Let the given triangle be ΔABC.

Then, given, ∠B = 45° and ∠C = 120° and AB + BC + CA = 10.4 cm.

Steps of Construction:

(i) Draw a line segment PQ = 10.4 cm.

(ii) Draw ray PL making an ∠LPQ = 45° at P and ray QM making an ∠MQP = 120° at Q.

(iii) Bisect the ∠LPQ and ∠MQP. Let the intersection point of these bisectors be A.

(iv)Draw the perpendicular bisector ED of AP, which intersect PQ at B.

(v)Draw another perpendicular bisector FG of AQ, which intersect PQ at C.

(vi) Join AB and AC.

Thus, ABC is the required triangle.

Justification:

Since, B lies on the perpendicular bisector ED of AP.

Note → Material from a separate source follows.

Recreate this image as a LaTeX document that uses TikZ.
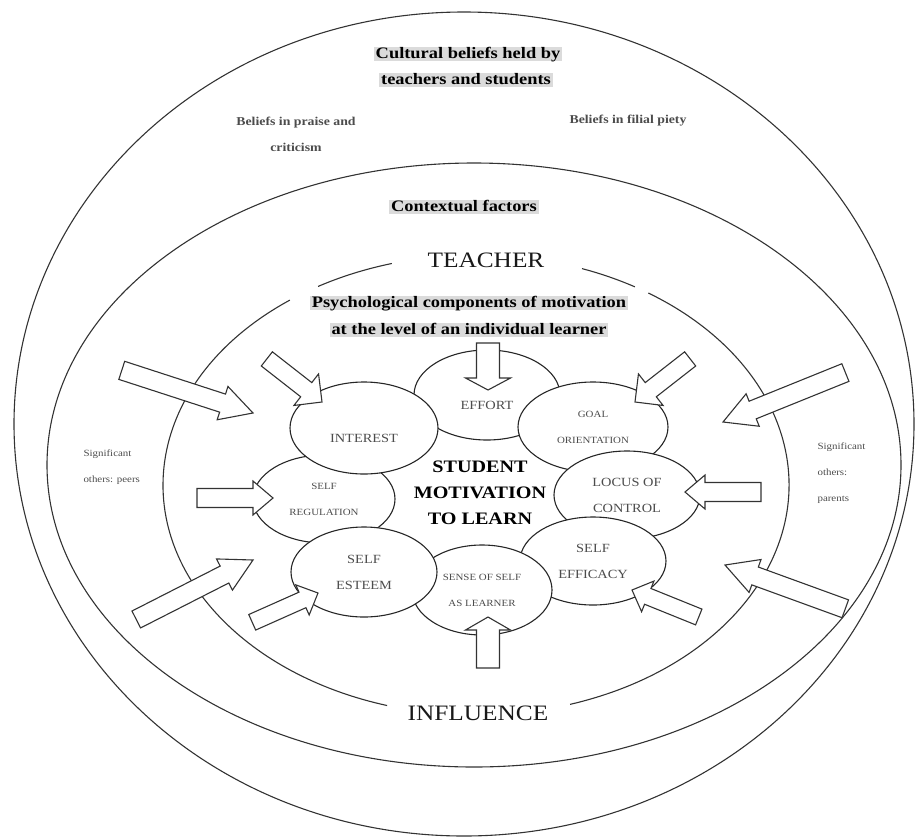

So, AB = BP, then ∠APB = ∠PAB.

Similarly, C lies on the perpendicular bisector FG of AQ.

∴ AC = CQ, then ∠AQC = ∠QAC

Now, BC + CA + AB = BC + CQ + BP = PQ

And ∠ABC = ∠APB + ∠PAB = 2 ∠APB

= ∠LPQ = 45°

Similarly, ∠ACB = ∠AQC + ∠QAC = 2 ∠AQC

= ∠MQP = 120°

Thus, the construction is justified.